Over the next few years, “end of days” style documentaries will become a fixture in the independent film community. In a world where fictional characters Dom Toretto and Baby Groot get all the production money for their development, these important accounts will necessarily be low budget; they will be stocked with foreboding statistics, interview clips, and a mixed bag of filmmaking which may veer toward inexpensive, visually unappealing cell phone footage. Of course, these films will be relevant, but salience alone is not enough to stick with an audience in an age when thousands of arguments stream across our TV and computer screens daily, one eclipsing the other.
Fortunately, Risteard O’Domhnail’s Atlantic — a remarkable docudrama about corporate and government malfeasance responsible for destroying fishing communities across the Atlantic Ocean’s coastlines — exemplifies an impeccably crafted style of documentary filmmaking which may resonate emotionally long after viewing it.

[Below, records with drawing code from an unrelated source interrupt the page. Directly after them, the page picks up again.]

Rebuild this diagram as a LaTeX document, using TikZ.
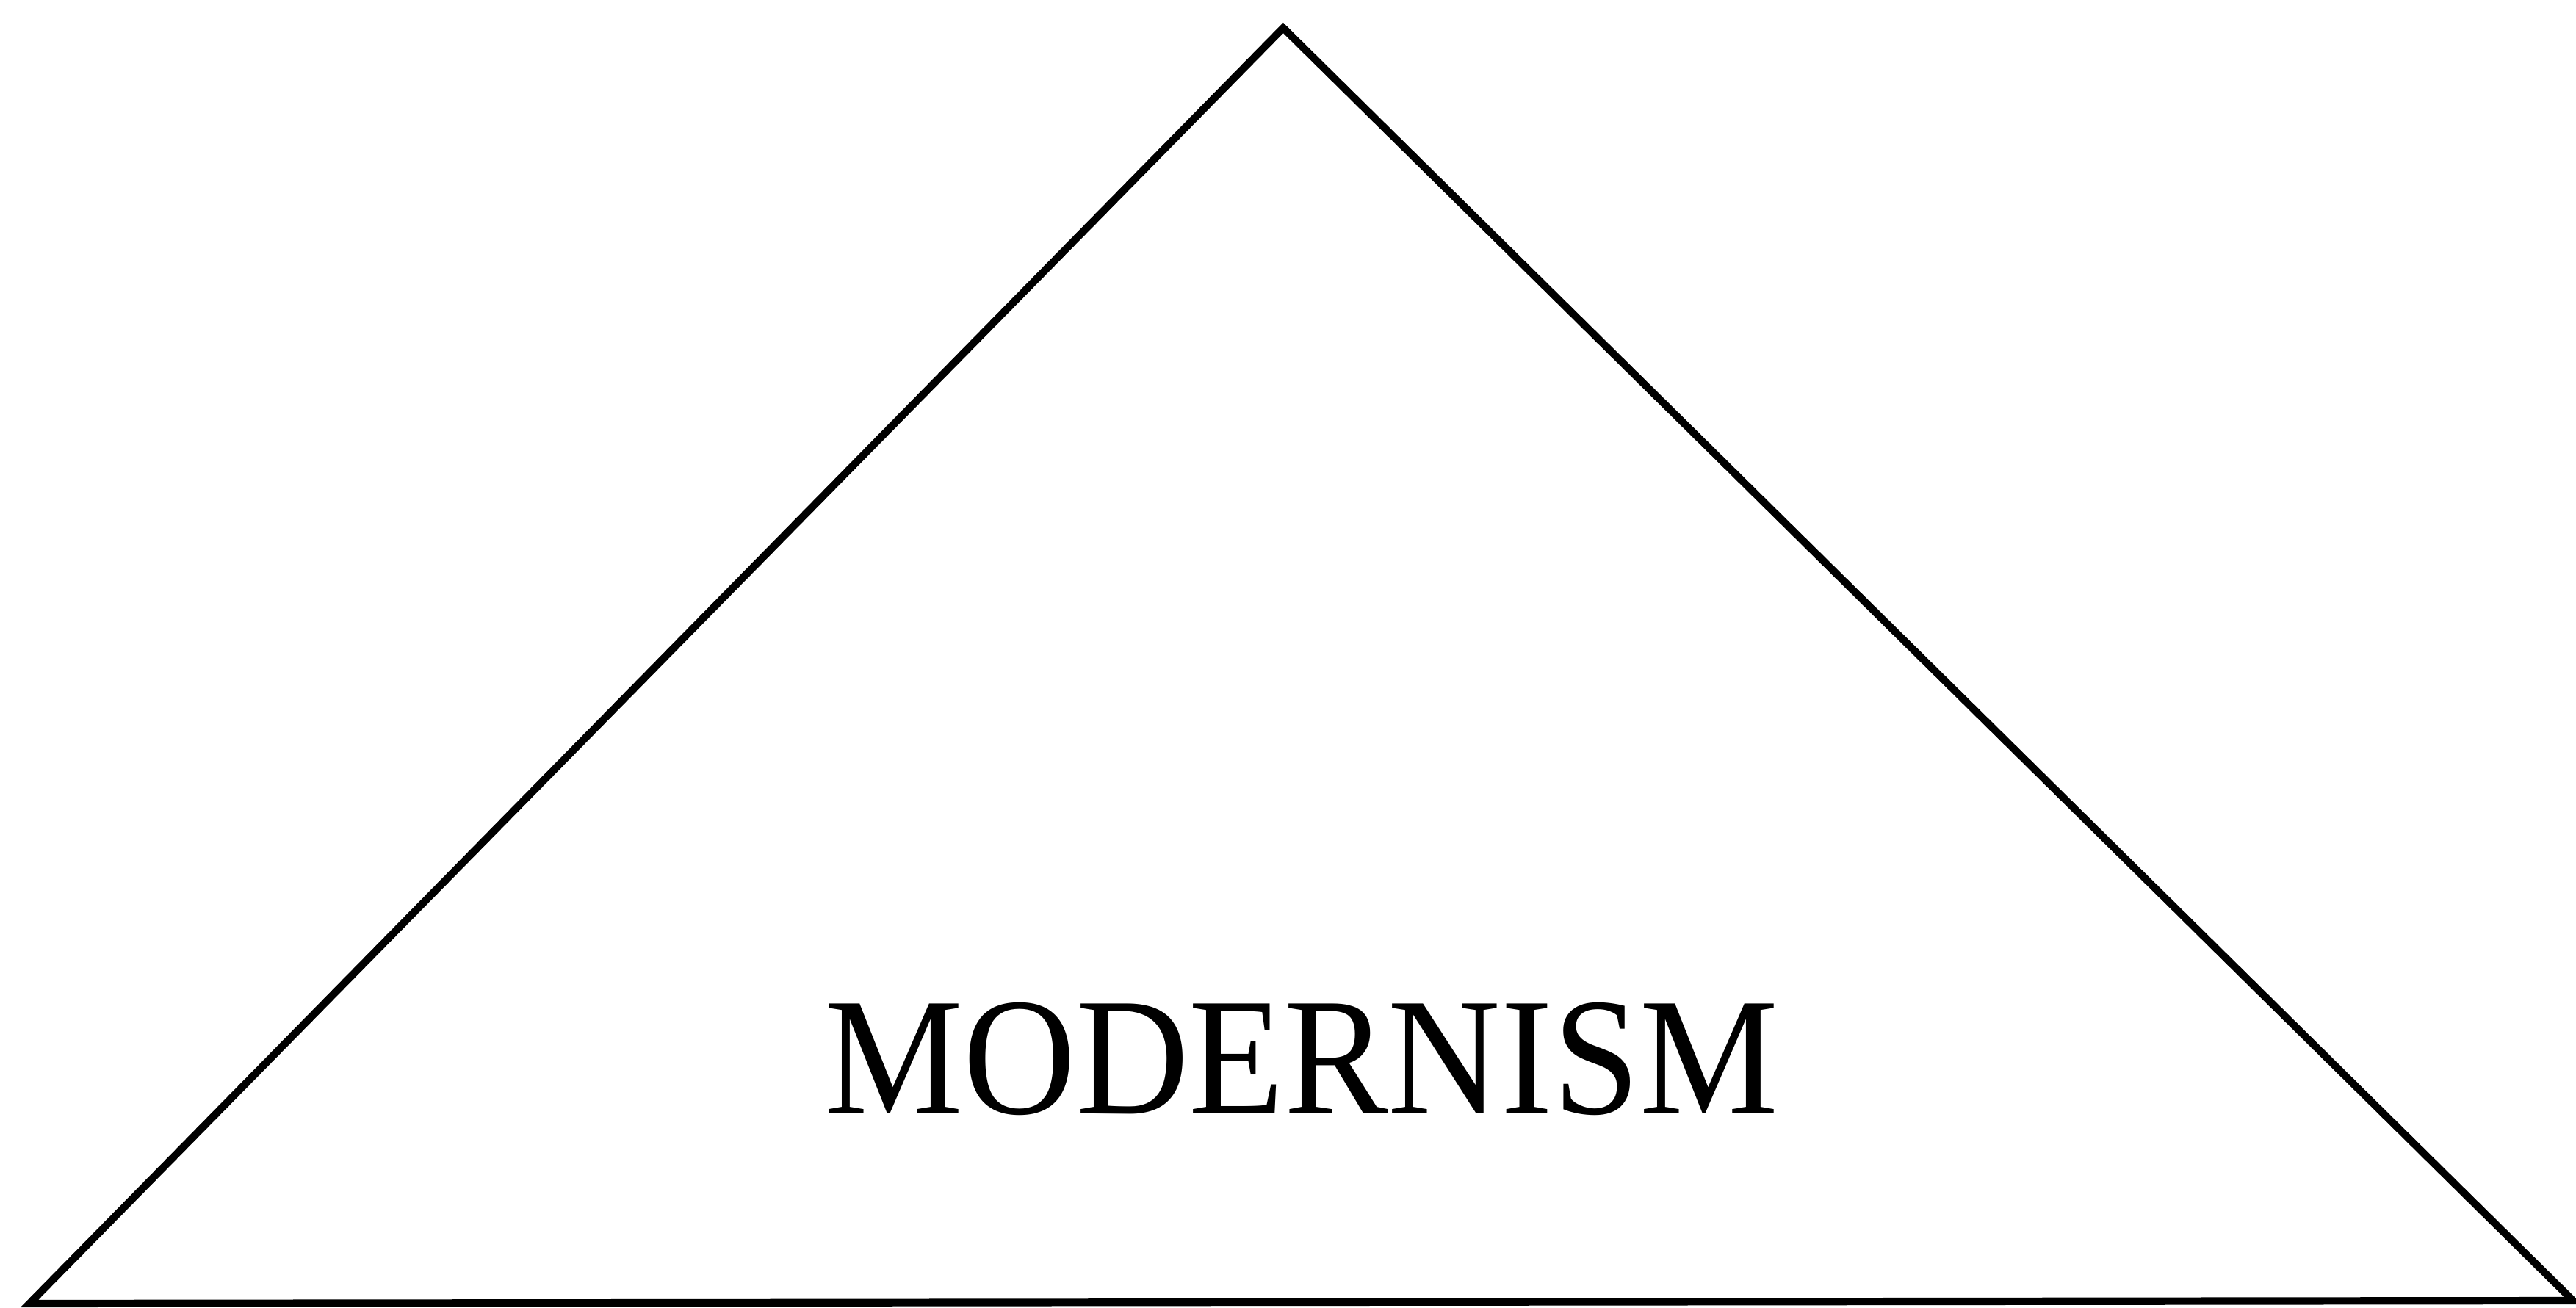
\documentclass[tikz,border=0pt]{standalone}
\usepackage{fontspec}
\setmainfont{Liberation Serif}
\usetikzlibrary{positioning}
\definecolor{ink}{HTML}{000000}
\tikzset{
  edge/.style={draw=ink, line width=2.9pt, line join=miter},
  label/.style={font=\fontsize{65}{70}\selectfont, text=ink, inner sep=0pt, anchor=base, xscale=0.93, transform shape}
}
\begin{document}
\begin{tikzpicture}
  \useasboundingbox (0,0) rectangle (35.07,17.80);
  \coordinate (apex) at (17.47,17.42);
  \coordinate (left) at (0.40,0.05);
  \coordinate (right) at (35.03,0.09);

  \draw[edge] (apex) -- (left) -- (right) -- cycle;

  \node[label] (mod) at (17.72,2.64) {MODERNISM};
\end{tikzpicture}
\end{document}
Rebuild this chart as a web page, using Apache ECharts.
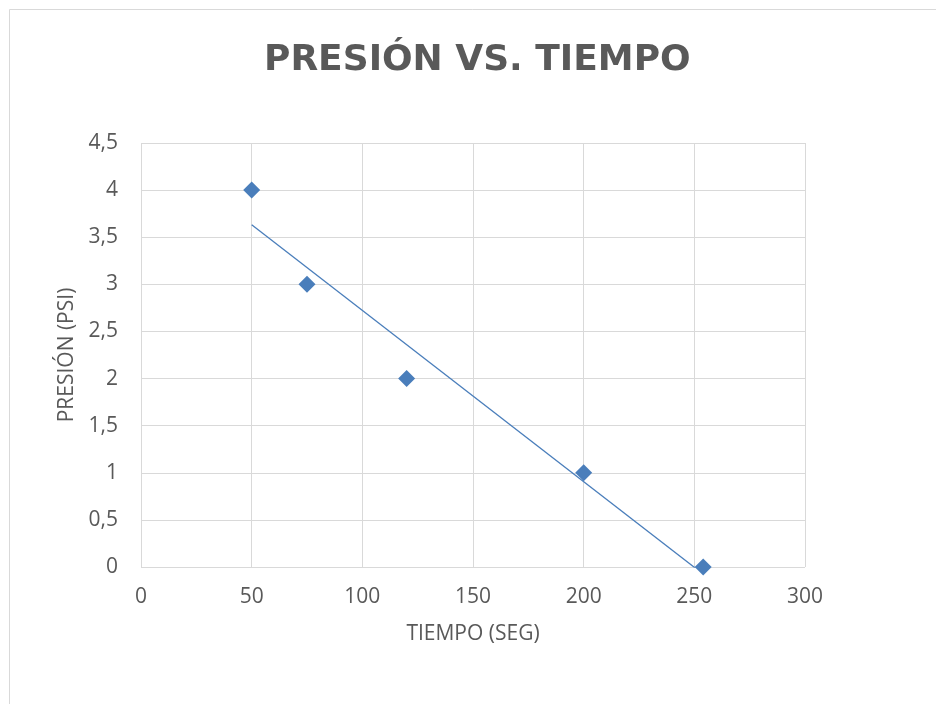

As narrated by Brendan Gleeson (In Bruges, 2008) with a grandfatherly yet mournful tone, Atlantic— , screened at the New York City Independent Film Festival — is not so much an indictment against corporate and big government greed as a nautical dirge for a dying ocean. The sumptuous and beautifully composed cinematography complements the soulfulness of Gleeson’s narrative. Coastal towns in Ireland, Norway, and Newfoundland each have an ethereal quality. In Norway, the ocean is pearl blue and the coast is covered in a plume of white snow; as a fisherman discusses the happiness he feels when the landscape opens up on his way home, soft lingering waves enrich his ode. Watching wide-shots of pink and marmalade skies in Ireland is worth the price of admission.
Risteard O’Domhnaill
Of course, this level of cinematic beauty is not simply an aesthetic exercise. By paying each coastline the delicate visual treatment they deserve, Atlantic makes a quietly moving argument that profit-maximizing is an abhorrent excuse to rupture nature’s awesome beauty.
The interviews in Atlantic, however, are slightly less successful as they take a decidedly one-sided approach against oil drilling and factory fishing off the coast. This is not to say the interviewers’ holistic laments against short-run maximization efforts at the cost of their coastal livelihood is invalid. Nevertheless, skeptics may dismiss an approach absent any nuance or cost-benefit calculus (e.g., over population may require factory fishing boats and oil jobs) as baseless liberal sentimentalism.
On the other hand, simply showing the corporate scoundrelism with straightforward visuals is more than sufficient for Atlantic to make its point. In a number of scenes, large menacing factory ships, which swallow tons of fish seemingly 24 / 7, challenge the notion that ocean life can continue to be renewable. No directorial embellishment is required.
But despite this relatively minor criticism, Atlantic succeeds as a lament about fisherman forced to pay witness to what seems unimaginable: a corporate takeover of the Atlantic Ocean. This is a shocking concept, given the time-honored narratives which treat the ocean as a vast, unconquerable enigma associated with man’s total subservience to nature.
While perhaps a little heavy handed, the interviewees’ recordation of their astonishment at privatization of the ocean is nevertheless sincere and moving. A Norwegian trawler declares “madness” when he uses advanced auditory equipment to listen to oil riggers fire seismic air gun shots into the ocean as part of a surveying expedition. For a person intimately acquainted with the delicate ecology of ocean life, the sound of a seismic wave entering the ocean portends inevitable destruction. Is this man right to conclude that “the next generation will have to pay” for these corporations’ errors? At the very least his emotional take warrants large-scale notice and careful study.
Atlantic doesn’t provide much hope that these measures will be accomplished anytime soon. An Irish fisherman is sanctioned for using lobster bait equipment which, incidentally, has the potential to catch Salmon in violation of a moratorium. Meanwhile, factory ships regularly skirt loosely enforced regulations against dumping several tons of inedible fish back into the Atlantic Ocean. If indeed the ocean is a sacred thing which must be preserved as perhaps our last food source decades down the line, this degree of hypocrisy cannot continue.
However, Atlantic does provide a small, necessary silver lining in its otherwise dark lament. In Norway, protests which started at Coastal towns and eventually spread to Oslo resulted in the Norwegian government’s issuance of a series of moratoriums against oil drilling along four ocean regions. An interviewee fancies that with each delay, more catastrophic long-term conditions correlated with oil drilling will be revealed to the voting public. Faceless corporations may not care about these matters. But voters can certainly press their representatives to help control destructive corporate interests.
Atlantic, which started off as a crowd-funding project and took five years to make, can certainly be considered a propulsive force toward environmental protectionism. Hopefully, it will receive mainstream distribution over the next several months. Hopefully, it will be followed by other visually powerful film documentaries on urgent environmental and economic issues such as this.